Michael Savage of The Independent's Open House blog scoffs at Tim Montgomerie and Daniel Finkelstein for upholding zero tolerance policing as a success story worth replicating in the UK. Savage rightly notes that New York's dramatic decline in crime should be seen in the context of a national trend that began before Rudy Giuliani came to power and whose positive effects were seen in cities such as Boston and Chicago. Below is a graph showing crime plummeting across many American cities as the nation's prison population rocketed.
But the graph, produced using the FBI data source he links to, also shows that cities he mentions emphatically did not do as well as New York did in the same period.

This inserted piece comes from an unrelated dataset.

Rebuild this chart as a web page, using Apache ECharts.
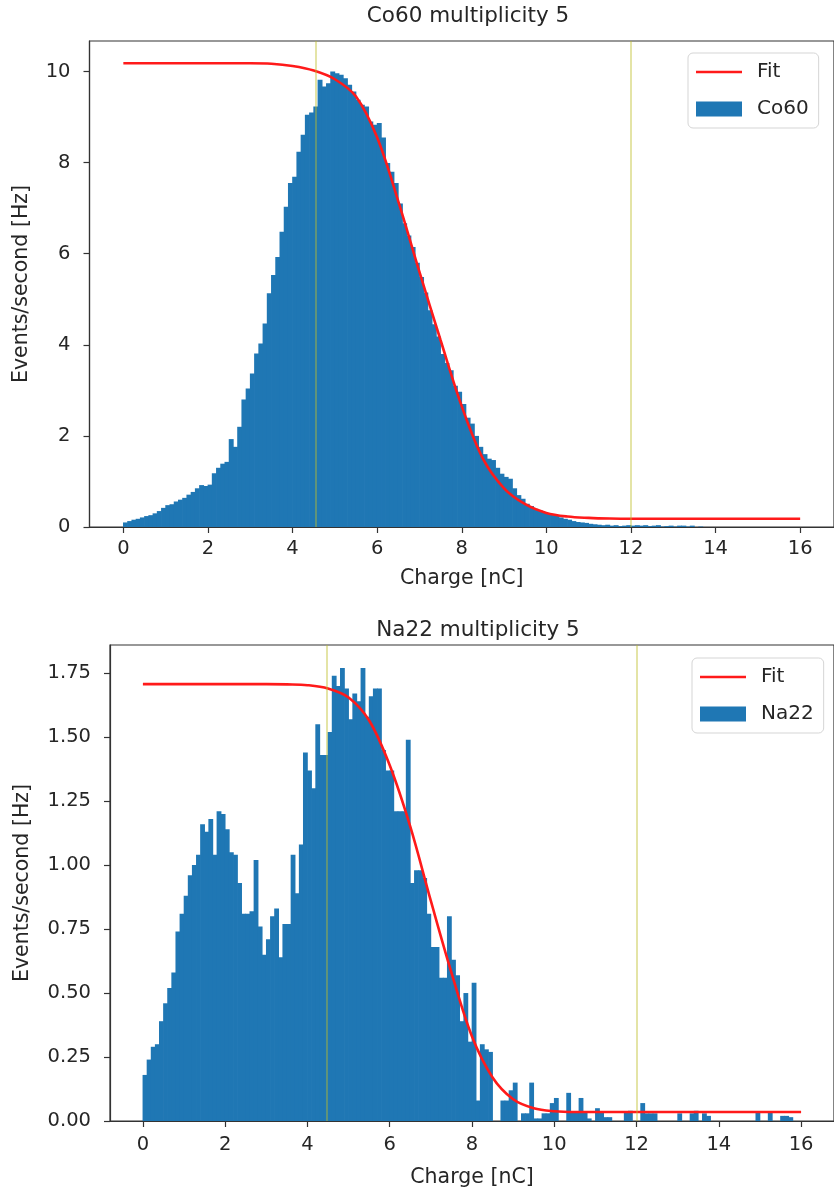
<!DOCTYPE html>
<html>
<head>
<meta charset="utf-8">
<script src="https://cdn.jsdelivr.net/npm/echarts@6/dist/echarts.min.js"></script>
<style>
html,body{margin:0;padding:0;background:#fff;}
#chart{width:834px;height:1193px;}
</style>
</head>
<body>
<div id="chart"></div>
<script>
// ---------------- data ----------------
const binWidth = 0.1;      // histogram bin width [nC]
const binStart = 0;        // first bin edge [nC]

// Co60 multiplicity 5 histogram (Events/second per bin)
const coCounts = [
 0.10,0.13,0.16,0.18,0.21,0.24,0.26,0.30,0.35,0.42,
 0.48,0.50,0.56,0.60,0.64,0.71,0.77,0.85,0.92,0.90,
 0.93,1.18,1.30,1.39,1.43,1.93,1.76,2.20,2.80,3.04,
 3.37,3.81,4.03,4.47,5.13,5.53,5.93,6.48,7.03,7.55,
 7.69,8.24,8.61,9.05,9.10,9.23,9.82,9.67,9.74,10.00,
 9.96,9.93,9.85,9.71,9.56,9.38,9.27,9.23,8.90,8.83,
 8.87,8.55,7.99,7.80,7.55,7.10,6.67,6.40,6.15,5.80,
 5.49,5.15,4.76,4.45,4.18,3.80,3.60,3.44,3.10,2.97,
 2.70,2.40,2.27,2.00,1.76,1.60,1.50,1.47,1.30,1.17,
 1.10,1.06,0.85,0.70,0.62,0.51,0.46,0.40,0.37,0.33,
 0.30,0.27,0.26,0.21,0.18,0.16,0.13,0.11,0.10,0.09,
 0.07,0.06,0.05,0.04,0.05,0.03,0.04,0.02,0.03,0.04,
 0.03,0.04,0.03,0.04,0.02,0.03,0.04,0.01,0.02,0.03,
 0.01,0.03,0.03,0.01,0.03,0.00,0.01,0.00,0.00,0.00,
 0.00,0.00,0.00,0.00,0.00,0.00,0.00,0.00,0.00,0.00,
 0.00,0.00,0.00,0.00,0.00,0.00,0.00,0.00,0.00,0.00
];
// Na22 multiplicity 5 histogram
const naCounts = [
 0.18,0.24,0.29,0.30,0.39,0.46,0.52,0.58,0.74,0.81,
 0.88,0.96,1.00,1.04,1.16,1.13,1.18,1.04,1.21,1.20,
 1.14,1.05,1.04,0.93,0.81,0.81,0.82,1.02,0.76,0.65,
 0.71,0.80,0.83,0.64,0.77,0.77,1.04,0.89,1.08,1.44,
 1.37,1.30,1.55,1.43,1.43,1.52,1.74,1.70,1.77,1.69,
 1.57,1.67,1.64,1.77,1.58,1.66,1.69,1.69,1.45,1.37,
 1.37,1.21,1.21,1.21,1.49,0.93,0.98,0.98,0.95,0.81,
 0.68,0.68,0.56,0.56,0.80,0.63,0.57,0.39,0.50,0.31,
 0.54,0.08,0.30,0.28,0.27,0.00,0.00,0.08,0.08,0.12,
 0.15,0.00,0.03,0.03,0.15,0.01,0.01,0.03,0.03,0.07,
 0.09,0.00,0.00,0.11,0.035,0.035,0.09,0.035,0.01,0.00,
 0.05,0.035,0.015,0.015,0.00,0.00,0.00,0.035,0.04,0.00,
 0.00,0.07,0.03,0.03,0.03,0.00,0.00,0.00,0.00,0.00,
 0.03,0.00,0.00,0.03,0.04,0.00,0.03,0.02,0.00,0.00,
 0.00,0.00,0.00,0.00,0.00,0.00,0.00,0.00,0.00,0.035,
 0.00,0.00,0.035,0.00,0.00,0.02,0.02,0.015,0.00,0.00
];

// Fit curves
const coFitX = [0,1,2,3,3.5,4,4.5,5,5.5,6,6.5,7,7.5,8,8.5,9,9.5,10,10.5,11,11.5,12,13,14,15,16];
const coFitY = [10.18,10.18,10.18,10.18,10.17,10.12,10.02,9.83,9.45,8.55,7.15,5.6,4.1,2.65,1.5,0.85,0.5,0.31,0.23,0.2,0.185,0.18,0.18,0.18,0.18,0.18];
const naFitX = [0,1,2,3,3.5,4,4.5,5,5.5,6,6.5,7,7.5,8,8.5,9,9.5,10,10.5,11,12,13,14,15,16];
const naFitY = [1.707,1.707,1.707,1.707,1.706,1.703,1.69,1.655,1.565,1.39,1.15,0.86,0.58,0.33,0.17,0.085,0.05,0.038,0.035,0.035,0.035,0.035,0.035,0.035,0.035];

// cut lines [nC]
const coCuts = [4.55, 12];
const naCuts = [4.47, 12];

// axis ticks
const xTicks = [0,2,4,6,8,10,12,14,16];
const coYTicks = [0,2,4,6,8,10];
const naYTicks = [0,0.25,0.5,0.75,1.0,1.25,1.5,1.75];

// ---------------- chart ----------------
const FONT = 'DejaVu Sans';
const TXT = '#262626';
const AX = '#333333';
const BLUE = '#1f77b4';
const RED = '#ff1a1a';
const CUT = 'rgba(190,190,40,0.55)';
const TICK_FS = 19.5, NAME_FS = 20.5, TITLE_FS = 21.5, LEG_FS = 20;

function histData(counts){
  return counts.map((v,i)=>[binStart+i*binWidth, binStart+(i+1)*binWidth, v]);
}
function fitData(xs, ys){ return xs.map((x,i)=>[x, ys[i]]); }

function histRender(params, api){
  const x0 = api.value(0), x1 = api.value(1), y = api.value(2);
  if (!(y > 0)) return null;
  const p0 = api.coord([x0, y]);
  const p1 = api.coord([x1, 0]);
  return {
    type:'rect',
    shape:{x:p0[0]-0.35, y:p0[1], width:(p1[0]-p0[0])+0.7, height:p1[1]-p0[1]},
    style:{fill:BLUE}
  };
}

function xAxisCfg(gridIndex, nameGap, labelMargin){
  return {
    type:'value', gridIndex, min:-0.8, max:16.8,
    name:'Charge [nC]', nameLocation:'middle', nameGap,
    nameTextStyle:{fontFamily:FONT, fontSize:NAME_FS, color:TXT},
    axisLine:{show:true, onZero:false, lineStyle:{color:AX, width:1.2}},
    axisTick:{show:true, length:6, customValues:xTicks, lineStyle:{color:AX, width:1.2}},
    axisLabel:{show:true, margin:labelMargin, customValues:xTicks, fontFamily:FONT, fontSize:TICK_FS, color:TXT},
    splitLine:{show:false}
  };
}
function yAxisCfg(gridIndex, max, ticks, fmt, nameGap){
  return {
    type:'value', gridIndex, min:0, max,
    name:'Events/second [Hz]', nameLocation:'middle', nameGap,
    nameTextStyle:{fontFamily:FONT, fontSize:NAME_FS, color:TXT},
    axisLine:{show:true, onZero:false, lineStyle:{color:AX, width:1.2}},
    axisTick:{show:true, length:6, customValues:ticks, lineStyle:{color:AX, width:1.2}},
    axisLabel:{show:true, margin:19, customValues:ticks, fontFamily:FONT, fontSize:TICK_FS, color:TXT, formatter:fmt},
    splitLine:{show:false}
  };
}
function cutMark(cuts){
  return {
    silent:true, symbol:['none','none'],
    label:{show:false},
    lineStyle:{color:CUT, width:1.5, type:'solid'},
    data: cuts.map(c=>({xAxis:c}))
  };
}
function legendCfg(left, top, name){
  return {
    orient:'vertical', left, top,
    data:[{name:'Fit', icon:'path://M0,0 L46,0 L46,2.6 L0,2.6 Z'},{name:name, icon:'rect'}],
    itemWidth:46, itemHeight:15, itemGap:17,
    padding:[9,10,9,8],
    backgroundColor:'rgba(255,255,255,0.85)',
    borderColor:'#d5d5d5', borderWidth:1, borderRadius:5,
    textStyle:{fontFamily:FONT, fontSize:LEG_FS, color:TXT, padding:[0,0,0,10]}
  };
}

const chart = echarts.init(document.getElementById('chart'), null, {renderer:'canvas'});
chart.setOption({
  animation:false,
  backgroundColor:'#ffffff',
  title:[
    {text:'Co60 multiplicity 5', left:463, top:0, textAlign:'center',
     textStyle:{fontFamily:FONT, fontSize:TITLE_FS, fontWeight:'normal', color:TXT}},
    {text:'Na22 multiplicity 5', left:473, top:614, textAlign:'center',
     textStyle:{fontFamily:FONT, fontSize:TITLE_FS, fontWeight:'normal', color:TXT}}
  ],
  legend:[ legendCfg(688, 53, 'Co60'), legendCfg(692, 658, 'Na22') ],
  grid:[
    {left:89.5, top:41, width:746, height:486, show:true, borderColor:AX, borderWidth:1.2, backgroundColor:'transparent'},
    {left:110, top:645, width:727, height:476, show:true, borderColor:AX, borderWidth:1.2, backgroundColor:'transparent'}
  ],
  xAxis:[ xAxisCfg(0, 41, 12), xAxisCfg(1, 46, 14) ],
  yAxis:[
    yAxisCfg(0, 10.67, coYTicks, v=>String(v), 57),
    yAxisCfg(1, 1.86, naYTicks, v=>v.toFixed(2), 77)
  ],
  series:[
    {type:'custom', name:'Co60', xAxisIndex:0, yAxisIndex:0, renderItem:histRender,
     itemStyle:{color:BLUE}, encode:{x:[0,1], y:2}, data:histData(coCounts), z:2},
    {type:'line', name:'Fit', xAxisIndex:0, yAxisIndex:0, data:fitData(coFitX, coFitY),
     smooth:0.35, symbol:'none', lineStyle:{color:RED, width:2.6}, itemStyle:{color:RED},
     markLine:cutMark(coCuts), z:3},
    {type:'custom', name:'Na22', xAxisIndex:1, yAxisIndex:1, renderItem:histRender,
     itemStyle:{color:BLUE}, encode:{x:[0,1], y:2}, data:histData(naCounts), z:2},
    {type:'line', name:'Fit', xAxisIndex:1, yAxisIndex:1, data:fitData(naFitX, naFitY),
     smooth:0.35, symbol:'none', lineStyle:{color:RED, width:2.6}, itemStyle:{color:RED},
     markLine:cutMark(naCuts), z:3}
  ]
});
</script>
</body>
</html>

Below in table form are the changes in rates of violent and property crimes per 100,000 population since 1994, when Rudy Giuliani became Mayor (bizarrely, the chart Savage cites does not take any account of non-violent crime).
So over the period that Giuliani was Mayor of New York, crime rates in Boston, Chicago and Los Angeles fell impressively - by about a third in each case. But in New York they fell by more than half.
By 2006, Boston and Chicago had crime rates about 40% lower, and Los Angeles 55% lower. But in New York, crime had dropped by almost two-thirds.
Clearly mass incarceration across the US made the biggest difference, but the data suggest that New York under Giuliani did more than simply ride a tide of the national trend. It is hardly unreasonable or the stuff of 'myths' to attribute New York's particularly remarkable success in cutting crime to its zero tolerance policing. The evidence from New York is that increasing the prison population and zero tolerance policing - catching criminals and sentencing them - were both essential components of achieving such major reductions in crime. This is exactly the lesson Finkelstein and Montgomerie suggested we learn.